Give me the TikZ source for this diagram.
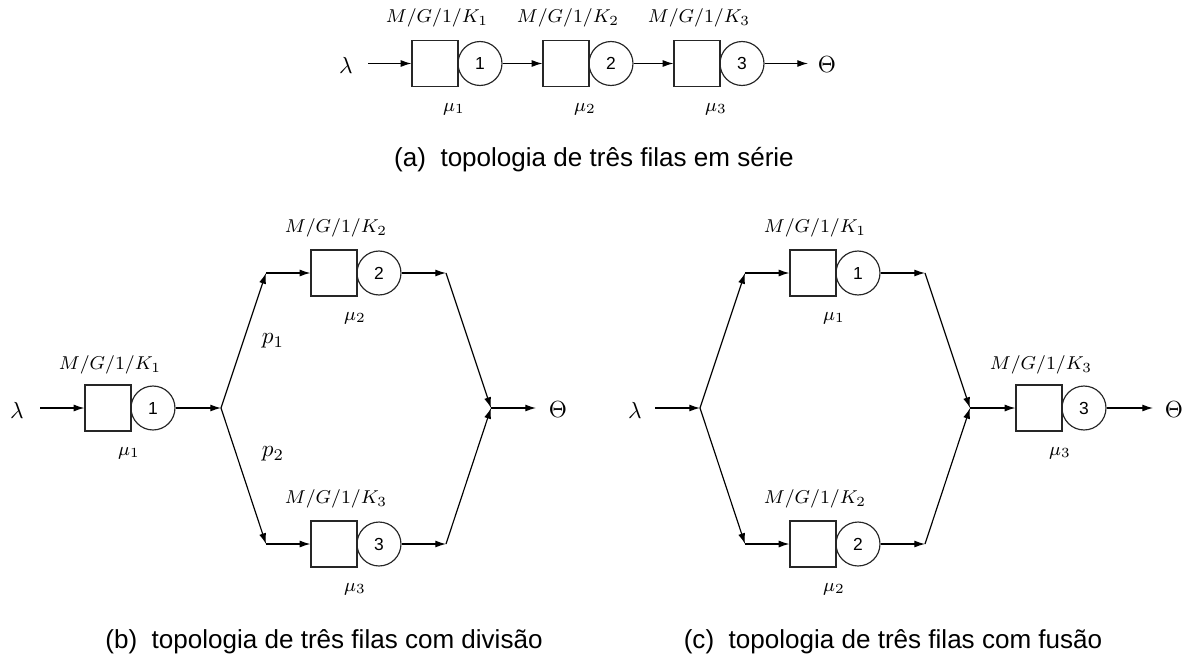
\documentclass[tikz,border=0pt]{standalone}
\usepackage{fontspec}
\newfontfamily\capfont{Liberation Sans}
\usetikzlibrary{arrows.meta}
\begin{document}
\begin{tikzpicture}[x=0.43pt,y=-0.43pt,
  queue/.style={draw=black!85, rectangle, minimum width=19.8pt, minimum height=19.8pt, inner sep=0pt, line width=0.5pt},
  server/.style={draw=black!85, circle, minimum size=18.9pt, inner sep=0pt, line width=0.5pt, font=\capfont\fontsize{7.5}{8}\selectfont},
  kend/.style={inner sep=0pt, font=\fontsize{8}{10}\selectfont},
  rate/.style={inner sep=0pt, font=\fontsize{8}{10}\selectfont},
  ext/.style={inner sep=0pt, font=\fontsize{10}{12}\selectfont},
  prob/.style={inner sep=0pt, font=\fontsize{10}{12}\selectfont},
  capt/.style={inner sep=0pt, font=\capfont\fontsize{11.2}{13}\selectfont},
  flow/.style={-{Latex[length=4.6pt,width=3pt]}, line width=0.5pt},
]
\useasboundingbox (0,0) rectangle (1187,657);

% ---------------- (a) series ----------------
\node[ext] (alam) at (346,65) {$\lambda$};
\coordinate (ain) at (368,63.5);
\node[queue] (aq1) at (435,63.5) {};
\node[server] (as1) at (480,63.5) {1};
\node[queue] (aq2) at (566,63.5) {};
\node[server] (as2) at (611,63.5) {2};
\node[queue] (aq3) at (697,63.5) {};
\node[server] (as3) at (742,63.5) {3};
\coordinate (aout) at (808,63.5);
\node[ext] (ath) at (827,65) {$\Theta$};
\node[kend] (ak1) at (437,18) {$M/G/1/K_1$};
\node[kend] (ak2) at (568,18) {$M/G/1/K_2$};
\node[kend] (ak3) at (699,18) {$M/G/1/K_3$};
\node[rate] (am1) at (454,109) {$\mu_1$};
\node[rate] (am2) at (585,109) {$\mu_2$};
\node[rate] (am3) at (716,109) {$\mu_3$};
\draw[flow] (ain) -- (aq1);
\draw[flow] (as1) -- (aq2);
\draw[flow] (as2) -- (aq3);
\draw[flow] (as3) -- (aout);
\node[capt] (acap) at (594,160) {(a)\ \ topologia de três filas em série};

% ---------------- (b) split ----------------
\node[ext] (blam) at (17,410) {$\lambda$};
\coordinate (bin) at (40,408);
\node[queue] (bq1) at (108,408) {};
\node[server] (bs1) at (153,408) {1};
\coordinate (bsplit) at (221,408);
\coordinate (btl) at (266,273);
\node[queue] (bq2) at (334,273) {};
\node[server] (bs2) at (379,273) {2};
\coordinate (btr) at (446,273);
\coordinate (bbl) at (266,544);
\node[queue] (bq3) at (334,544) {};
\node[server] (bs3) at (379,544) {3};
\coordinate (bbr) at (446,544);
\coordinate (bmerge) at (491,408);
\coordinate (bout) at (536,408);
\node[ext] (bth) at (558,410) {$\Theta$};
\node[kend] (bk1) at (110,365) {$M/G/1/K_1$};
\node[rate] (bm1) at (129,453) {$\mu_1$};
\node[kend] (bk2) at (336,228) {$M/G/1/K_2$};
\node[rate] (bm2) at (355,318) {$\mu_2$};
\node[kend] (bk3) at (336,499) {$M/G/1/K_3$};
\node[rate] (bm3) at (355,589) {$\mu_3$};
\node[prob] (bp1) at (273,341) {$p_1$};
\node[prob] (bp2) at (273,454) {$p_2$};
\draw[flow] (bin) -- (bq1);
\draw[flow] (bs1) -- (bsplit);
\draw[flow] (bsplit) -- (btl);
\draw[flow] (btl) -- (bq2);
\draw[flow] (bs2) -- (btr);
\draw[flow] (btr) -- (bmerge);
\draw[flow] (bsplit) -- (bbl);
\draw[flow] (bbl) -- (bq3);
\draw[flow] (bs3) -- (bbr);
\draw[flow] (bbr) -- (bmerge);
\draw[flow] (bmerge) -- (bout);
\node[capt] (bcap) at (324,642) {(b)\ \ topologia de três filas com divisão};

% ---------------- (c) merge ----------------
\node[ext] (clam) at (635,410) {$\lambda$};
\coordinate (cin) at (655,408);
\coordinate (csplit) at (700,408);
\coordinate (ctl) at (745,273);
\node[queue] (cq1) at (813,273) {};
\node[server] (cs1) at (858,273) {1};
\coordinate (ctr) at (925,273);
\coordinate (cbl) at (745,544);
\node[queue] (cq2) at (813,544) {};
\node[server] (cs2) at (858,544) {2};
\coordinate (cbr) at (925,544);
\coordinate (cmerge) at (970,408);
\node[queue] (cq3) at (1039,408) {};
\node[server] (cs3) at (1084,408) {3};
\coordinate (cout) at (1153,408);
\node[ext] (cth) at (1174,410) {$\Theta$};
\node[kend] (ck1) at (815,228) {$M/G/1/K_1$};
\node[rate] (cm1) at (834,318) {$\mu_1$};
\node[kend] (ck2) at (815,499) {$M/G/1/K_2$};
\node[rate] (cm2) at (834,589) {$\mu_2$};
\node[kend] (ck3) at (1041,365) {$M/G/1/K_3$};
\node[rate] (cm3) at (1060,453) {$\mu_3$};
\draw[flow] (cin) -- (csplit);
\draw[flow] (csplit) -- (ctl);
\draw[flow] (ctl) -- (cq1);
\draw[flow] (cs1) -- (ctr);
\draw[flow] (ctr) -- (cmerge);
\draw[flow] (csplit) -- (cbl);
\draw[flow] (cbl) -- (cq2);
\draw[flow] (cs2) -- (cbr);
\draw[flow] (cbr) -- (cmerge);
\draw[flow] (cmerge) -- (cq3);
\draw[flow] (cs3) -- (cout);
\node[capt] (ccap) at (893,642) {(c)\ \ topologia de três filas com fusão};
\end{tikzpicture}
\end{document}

======

◆ **SHORT TASK**: Exactly reproduce the run of lines from the start of the listing through the line with "(acap) at (594,160)", inclusive; pictures are not copied.

◆ **WORKED ANSWER**:
Give me the TikZ source for this diagram.
\documentclass[tikz,border=0pt]{standalone}
\usepackage{fontspec}
\newfontfamily\capfont{Liberation Sans}
\usetikzlibrary{arrows.meta}
\begin{document}
\begin{tikzpicture}[x=0.43pt,y=-0.43pt,
  queue/.style={draw=black!85, rectangle, minimum width=19.8pt, minimum height=19.8pt, inner sep=0pt, line width=0.5pt},
  server/.style={draw=black!85, circle, minimum size=18.9pt, inner sep=0pt, line width=0.5pt, font=\capfont\fontsize{7.5}{8}\selectfont},
  kend/.style={inner sep=0pt, font=\fontsize{8}{10}\selectfont},
  rate/.style={inner sep=0pt, font=\fontsize{8}{10}\selectfont},
  ext/.style={inner sep=0pt, font=\fontsize{10}{12}\selectfont},
  prob/.style={inner sep=0pt, font=\fontsize{10}{12}\selectfont},
  capt/.style={inner sep=0pt, font=\capfont\fontsize{11.2}{13}\selectfont},
  flow/.style={-{Latex[length=4.6pt,width=3pt]}, line width=0.5pt},
]
\useasboundingbox (0,0) rectangle (1187,657);

% ---------------- (a) series ----------------
\node[ext] (alam) at (346,65) {$\lambda$};
\coordinate (ain) at (368,63.5);
\node[queue] (aq1) at (435,63.5) {};
\node[server] (as1) at (480,63.5) {1};
\node[queue] (aq2) at (566,63.5) {};
\node[server] (as2) at (611,63.5) {2};
\node[queue] (aq3) at (697,63.5) {};
\node[server] (as3) at (742,63.5) {3};
\coordinate (aout) at (808,63.5);
\node[ext] (ath) at (827,65) {$\Theta$};
\node[kend] (ak1) at (437,18) {$M/G/1/K_1$};
\node[kend] (ak2) at (568,18) {$M/G/1/K_2$};
\node[kend] (ak3) at (699,18) {$M/G/1/K_3$};
\node[rate] (am1) at (454,109) {$\mu_1$};
\node[rate] (am2) at (585,109) {$\mu_2$};
\node[rate] (am3) at (716,109) {$\mu_3$};
\draw[flow] (ain) -- (aq1);
\draw[flow] (as1) -- (aq2);
\draw[flow] (as2) -- (aq3);
\draw[flow] (as3) -- (aout);
\node[capt] (acap) at (594,160) {(a)\ \ topologia de três filas em série};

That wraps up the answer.